* _Dataset rows_
** BEGIN **
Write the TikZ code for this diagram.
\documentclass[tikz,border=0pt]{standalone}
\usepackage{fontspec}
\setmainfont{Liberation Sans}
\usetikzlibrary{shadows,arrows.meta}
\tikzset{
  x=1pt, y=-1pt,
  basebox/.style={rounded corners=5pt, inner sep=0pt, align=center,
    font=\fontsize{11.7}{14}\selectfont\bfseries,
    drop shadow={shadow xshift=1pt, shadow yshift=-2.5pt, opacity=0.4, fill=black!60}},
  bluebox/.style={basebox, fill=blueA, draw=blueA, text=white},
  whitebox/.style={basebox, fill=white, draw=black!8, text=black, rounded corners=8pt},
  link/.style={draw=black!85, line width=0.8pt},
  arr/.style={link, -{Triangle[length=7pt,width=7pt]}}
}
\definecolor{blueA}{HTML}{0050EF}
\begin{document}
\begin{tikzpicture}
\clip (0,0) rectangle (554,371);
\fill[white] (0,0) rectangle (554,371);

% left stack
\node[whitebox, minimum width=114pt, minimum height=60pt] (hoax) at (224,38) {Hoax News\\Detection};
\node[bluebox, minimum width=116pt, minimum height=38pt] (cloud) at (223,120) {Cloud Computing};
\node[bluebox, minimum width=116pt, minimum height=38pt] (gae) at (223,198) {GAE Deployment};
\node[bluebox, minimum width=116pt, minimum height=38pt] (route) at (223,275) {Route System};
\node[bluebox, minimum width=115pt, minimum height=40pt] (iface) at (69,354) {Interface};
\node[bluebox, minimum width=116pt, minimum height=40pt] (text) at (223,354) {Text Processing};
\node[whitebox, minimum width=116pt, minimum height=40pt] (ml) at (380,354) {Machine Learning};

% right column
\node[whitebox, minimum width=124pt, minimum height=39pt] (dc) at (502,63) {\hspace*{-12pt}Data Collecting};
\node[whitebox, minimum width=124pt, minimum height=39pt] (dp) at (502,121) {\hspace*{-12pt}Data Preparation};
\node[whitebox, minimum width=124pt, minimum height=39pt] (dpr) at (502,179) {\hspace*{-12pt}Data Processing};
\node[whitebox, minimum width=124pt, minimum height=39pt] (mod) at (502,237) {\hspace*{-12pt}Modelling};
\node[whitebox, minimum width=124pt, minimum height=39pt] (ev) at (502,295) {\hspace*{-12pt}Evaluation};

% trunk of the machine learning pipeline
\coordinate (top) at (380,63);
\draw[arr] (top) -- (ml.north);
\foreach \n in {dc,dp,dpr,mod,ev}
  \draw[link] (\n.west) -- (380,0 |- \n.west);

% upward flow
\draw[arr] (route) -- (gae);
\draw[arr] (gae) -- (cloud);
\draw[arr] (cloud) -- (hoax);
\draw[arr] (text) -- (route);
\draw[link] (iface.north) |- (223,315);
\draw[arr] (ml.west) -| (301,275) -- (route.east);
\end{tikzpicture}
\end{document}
** END **
** BEGIN **
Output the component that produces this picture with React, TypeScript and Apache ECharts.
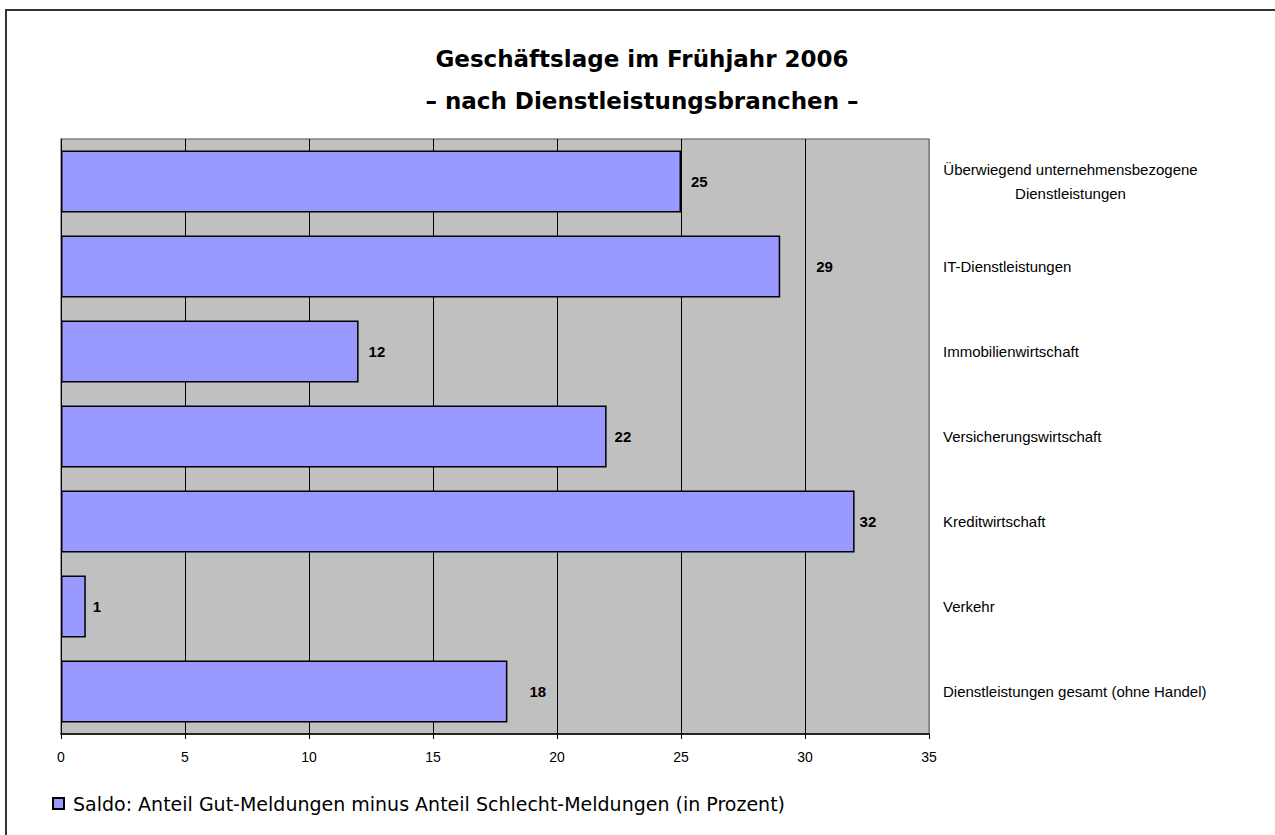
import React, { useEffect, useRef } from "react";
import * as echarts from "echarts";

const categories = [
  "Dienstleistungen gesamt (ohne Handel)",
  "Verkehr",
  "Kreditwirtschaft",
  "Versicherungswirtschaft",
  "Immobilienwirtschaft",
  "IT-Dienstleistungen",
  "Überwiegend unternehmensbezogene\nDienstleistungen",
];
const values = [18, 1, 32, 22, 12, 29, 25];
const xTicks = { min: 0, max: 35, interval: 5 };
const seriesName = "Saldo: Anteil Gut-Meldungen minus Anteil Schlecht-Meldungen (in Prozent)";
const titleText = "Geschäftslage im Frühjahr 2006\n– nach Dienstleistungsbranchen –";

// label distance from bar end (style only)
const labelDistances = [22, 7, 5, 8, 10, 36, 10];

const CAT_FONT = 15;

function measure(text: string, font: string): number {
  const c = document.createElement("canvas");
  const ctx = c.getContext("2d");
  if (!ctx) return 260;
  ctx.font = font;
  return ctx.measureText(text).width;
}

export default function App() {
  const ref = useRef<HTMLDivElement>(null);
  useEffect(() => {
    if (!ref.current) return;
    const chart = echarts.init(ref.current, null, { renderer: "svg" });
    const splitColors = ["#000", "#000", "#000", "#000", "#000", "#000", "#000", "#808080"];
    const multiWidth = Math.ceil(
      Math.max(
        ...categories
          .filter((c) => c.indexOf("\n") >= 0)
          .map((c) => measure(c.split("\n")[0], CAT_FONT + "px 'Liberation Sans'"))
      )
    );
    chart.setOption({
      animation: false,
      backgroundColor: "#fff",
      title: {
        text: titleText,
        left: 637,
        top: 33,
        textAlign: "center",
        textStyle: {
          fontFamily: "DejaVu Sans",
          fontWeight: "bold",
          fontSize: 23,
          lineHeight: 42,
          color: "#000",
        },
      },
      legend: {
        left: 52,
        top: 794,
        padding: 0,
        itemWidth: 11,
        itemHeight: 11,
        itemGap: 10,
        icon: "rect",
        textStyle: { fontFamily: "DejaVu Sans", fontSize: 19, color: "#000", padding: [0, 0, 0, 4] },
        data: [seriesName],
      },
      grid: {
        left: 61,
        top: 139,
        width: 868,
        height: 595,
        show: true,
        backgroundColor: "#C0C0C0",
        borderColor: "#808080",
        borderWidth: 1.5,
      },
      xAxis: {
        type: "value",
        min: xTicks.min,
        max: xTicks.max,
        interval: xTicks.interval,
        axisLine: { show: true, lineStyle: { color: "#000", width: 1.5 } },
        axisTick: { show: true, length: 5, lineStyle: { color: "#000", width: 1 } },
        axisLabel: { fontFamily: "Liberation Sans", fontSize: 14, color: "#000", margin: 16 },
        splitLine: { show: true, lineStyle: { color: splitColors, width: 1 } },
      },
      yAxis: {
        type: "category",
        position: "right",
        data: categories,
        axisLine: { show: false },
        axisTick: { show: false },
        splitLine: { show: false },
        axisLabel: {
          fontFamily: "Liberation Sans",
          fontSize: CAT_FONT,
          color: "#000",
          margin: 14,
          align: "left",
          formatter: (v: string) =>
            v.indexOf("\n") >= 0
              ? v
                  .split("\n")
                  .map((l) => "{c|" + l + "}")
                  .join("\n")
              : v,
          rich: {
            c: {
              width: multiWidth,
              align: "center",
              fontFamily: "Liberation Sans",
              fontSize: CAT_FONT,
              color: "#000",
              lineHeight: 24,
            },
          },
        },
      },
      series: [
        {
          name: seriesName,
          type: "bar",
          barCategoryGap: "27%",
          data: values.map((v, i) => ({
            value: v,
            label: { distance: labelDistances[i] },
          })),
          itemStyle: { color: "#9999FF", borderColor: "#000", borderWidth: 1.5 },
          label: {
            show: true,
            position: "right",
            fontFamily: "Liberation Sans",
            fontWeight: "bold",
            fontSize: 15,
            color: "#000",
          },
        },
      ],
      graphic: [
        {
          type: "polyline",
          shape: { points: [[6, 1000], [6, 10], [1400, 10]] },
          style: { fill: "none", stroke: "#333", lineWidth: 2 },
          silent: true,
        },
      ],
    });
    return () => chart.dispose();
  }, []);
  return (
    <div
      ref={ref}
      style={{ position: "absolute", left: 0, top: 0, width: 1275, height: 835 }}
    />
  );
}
** END **
** BEGIN **
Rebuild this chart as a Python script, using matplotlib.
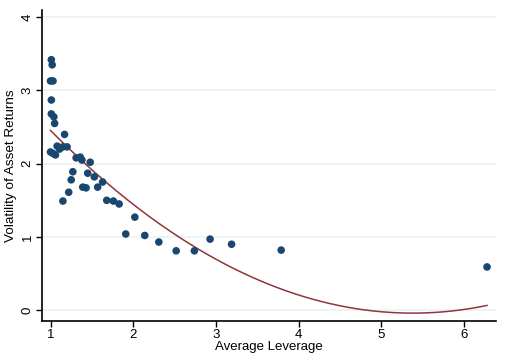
** END **
* _Your goal_
Begin with the line that contains "Output the component", end with the line that contains "const CAT_FONT = 15;", and set down every line in that range exactly as it stands, minus the pictures.

* _Solution for this task_
Output the component that produces this picture with React, TypeScript and Apache ECharts.
import React, { useEffect, useRef } from "react";
import * as echarts from "echarts";

const categories = [
  "Dienstleistungen gesamt (ohne Handel)",
  "Verkehr",
  "Kreditwirtschaft",
  "Versicherungswirtschaft",
  "Immobilienwirtschaft",
  "IT-Dienstleistungen",
  "Überwiegend unternehmensbezogene\nDienstleistungen",
];
const values = [18, 1, 32, 22, 12, 29, 25];
const xTicks = { min: 0, max: 35, interval: 5 };
const seriesName = "Saldo: Anteil Gut-Meldungen minus Anteil Schlecht-Meldungen (in Prozent)";
const titleText = "Geschäftslage im Frühjahr 2006\n– nach Dienstleistungsbranchen –";

// label distance from bar end (style only)
const labelDistances = [22, 7, 5, 8, 10, 36, 10];

const CAT_FONT = 15;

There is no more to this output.